Environmental Impacts on Enzyme Function (3.3)

• Denaturation occurs when proteins lose their three-dimensional structure, halting enzyme function.
• Environmental pH and temperature outside optimal ranges can denature enzymes, affecting reaction efficiency.
• Denaturation can sometimes be reversible.
• Enzyme activity is affected by environmental pH, disrupting hydrogen bonds vital to enzyme structure.
• Substrate and product concentration impact reaction efficiency.
• Higher temperatures increase molecule movement, increasing collisions between enzymes and substrates, and reaction rate.
• Competitive inhibitors reversibly or irreversibly bind to the active site, blocking substrate access.
• Noncompetitive inhibitors bind at allosteric sites, altering enzyme activity.

Cellular Energy (3.4)

• Living systems need a constant energy input to maintain order and drive cellular processes.
• Energy input must surpass energy loss to sustain order.
• Energy-releasing and energy-requiring processes can be coupled.
• Metabolic pathways are sequential, controlling and improving energy transfer.

Photosynthesis (3.5)

• Photosynthesis captures solar energy and converts it into stored chemical energy (sugars).
• Photosynthesis originated in prokaryotes.
• Photosynthesis in cyanobacteria led to an oxygenated atmosphere.
• Prokaryotic pathways were foundational to eukaryotic photosynthesis.
• Light-dependent reactions use light energy to generate ATP and NADPH, used by the Calvin Cycle.
• Photosystems contain chlorophyll that absorbs light energy, boosting electrons.
• Light-dependent reactions occur in the thylakoid membranes of chloroplasts.
• Electron transport chains (ETC) transfer energized electrons via a series of reactions, creating a proton electrochemical gradient.
• Electrochemical gradient drives ATP synthesis using ATP synthase.

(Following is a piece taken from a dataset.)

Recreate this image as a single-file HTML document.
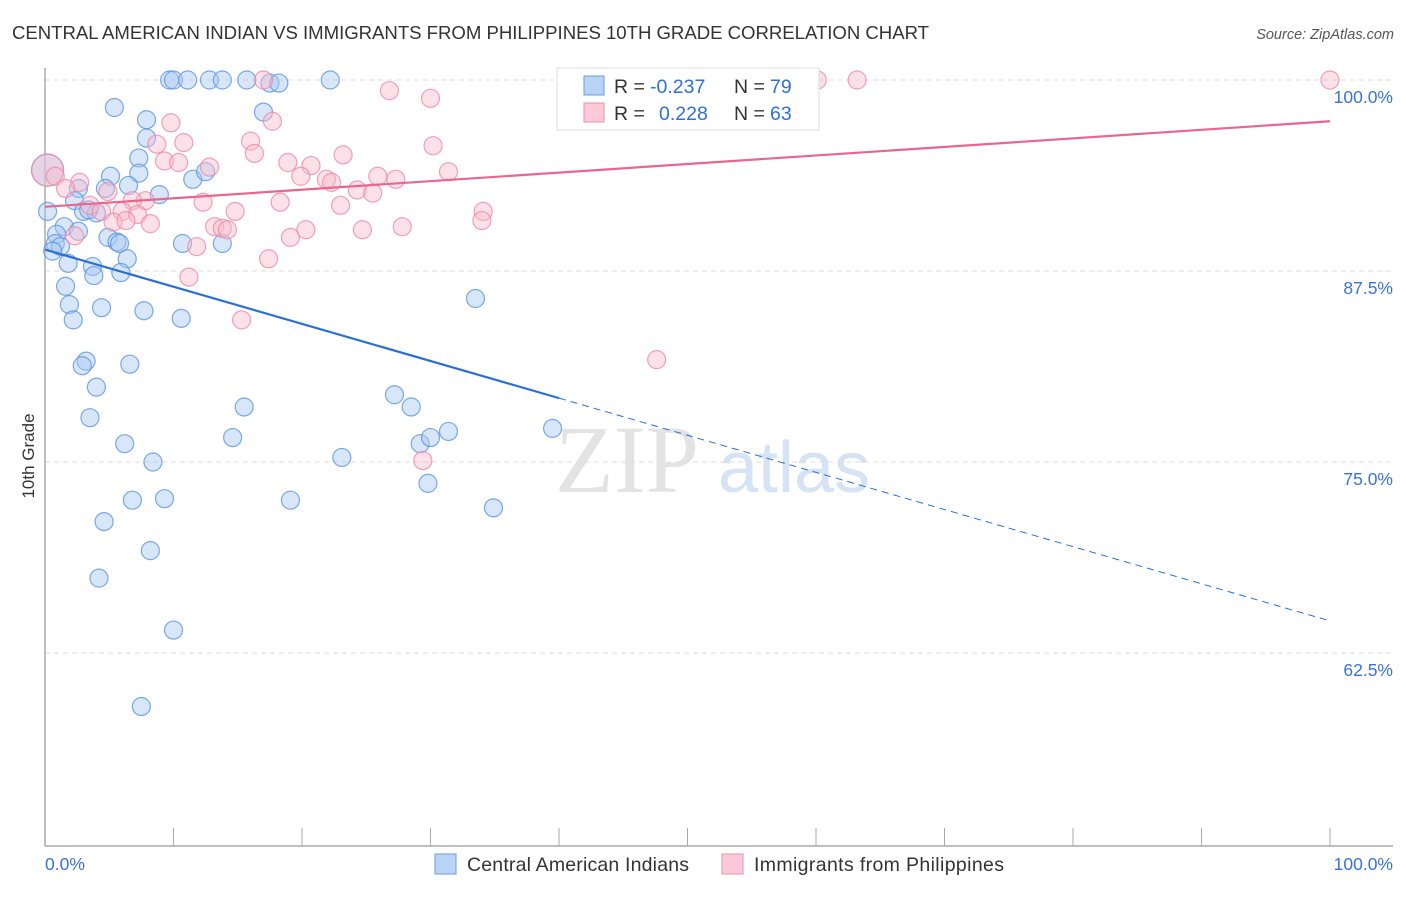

Cellular Respiration (3.6)

• Cellular respiration and fermentation utilize energy from biological molecules to produce ATP.
• Eukaryotic respiration involves a series of enzyme-catalyzed reactions.
• Electron transport chain reactions occur in chloroplasts, mitochondria, and prokaryotic cell membranes.
• Electrons are passed down an ETC to oxygen, the terminal electron acceptor during aerobic respiration.
• In respiration, NADH and FADH2 deliver electrons to the ETC.
• Proton gradient across membranes drives ATP synthesis via chemiosmosis.
• Oxidative phosphorylation generates ATP in cellular respiration (like photophosphorylation in photosynthesis).
• Decoupling can generate heat to regulate body temperature.
• Glycolysis breaks down glucose to ATP, NADH, and pyruvate.
• Fermentation enables glycolysis in oxygen absence, producing waste (alcohol, lactic acid).
• Pyruvate enters the mitochondria for further oxidation.
• Krebs cycle releases CO₂, synthesizes ATP, and transfers electrons to NADH and FADH₂.
• ETC transfers electrons from the Krebs cycle and glycolysis.
• Gradient of protons across inner mitochondrial membrane drives ATP synthesis.

Cell Structure and Function (3.6 & 2.2)

• Chloroplasts contain stroma (fluid outside thylakoids) and thylakoids in grana stacks.
• Light-dependent reactions in thylakoid membranes.
• Carbon fixation (Calvin Cycle) in stroma.
• Mitochondria's inner membrane folds (cristae) increase surface area for ATP production.

Fitness (3.7)

• Cell variation in molecules (e.g., phospholipids, hemoglobin, chlorophylls) affects an organism's ability to survive and reproduce in varying environments.